Yes, at least it lasted only a year.
But enough of that, let's get to the Five Themes for 2009 report card.
1. The Point of Recognition
"If there is one theme that stands above all else in 2009, it will be this: The despair that unfolds as the point of recognition emphasizes the "de-" in deflation. The fat is in the fire."
Sure, when you scan through the numbers posted above, it's hard to get much of a sense of optimism (unless you work at one of the big six banks), but this isn't how it feels at THE point of recognition.
Think of it this way:
"In my hour of darkness, in my time of need, O Lord grant me vision, O Lord grant me speed."
- Gram Parsons & Emmylou Harris, "In My Hour of Darkness"
It's a warm summer night and you're driving a 1976 Cadillac Sedan De Ville, alone, on a dark interstate highway, halfway between towns and just past the decent side of midnight.
The windows are down and the car stereo is on, but not too loud, the warm breeze whipping around through the wide open, sprawling car interior and mixing with an old Brewer & Shipley tune: "One toke over the line, Sweet Jesus, one toke over the line. Sitting downtown in a railway station, one toke over the...," twelve-point mule deer slumped sideways across your shattered windshield, the entire weight of your body pressing the brake pedal to the floor, the interior of the car filling with the smell of burning rubber tossed with the hideous, sickly sweet smell of radiator fluid.
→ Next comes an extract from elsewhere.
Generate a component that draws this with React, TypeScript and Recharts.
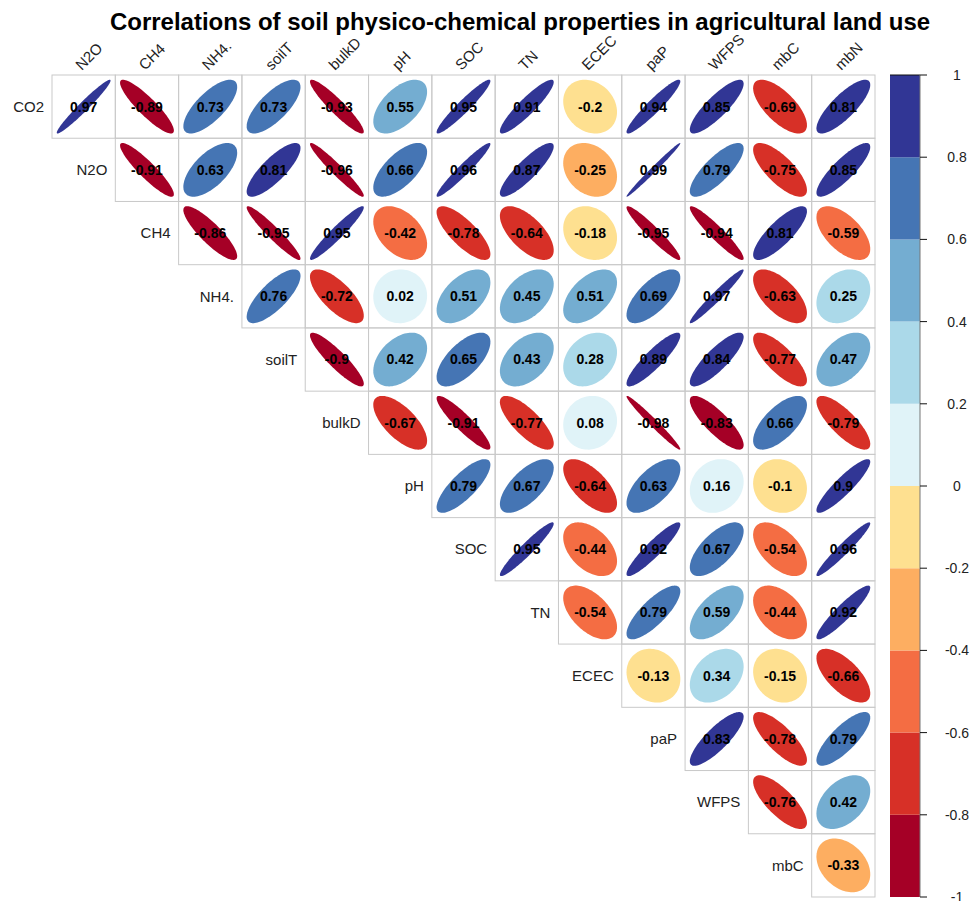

There's really no accurate way to describe the sound a vintage, American luxury automobile makes when it hits a 250-pound mammal at 75 miles pe hour, but so what? The point -- the point of recognition -- is that split-second prior to impact when the dumb beast's eyes meet your own, and the electricity of the moment jangles up the spine and registers in your brain as absolute, in-the-moment truth and clarity.
For some of us, that feeling -- the moment where speed and vision meet just before the point of recognition -- is pure, king-high living. And once we get a taste of it we'll waste a lifetime trying to recreate it.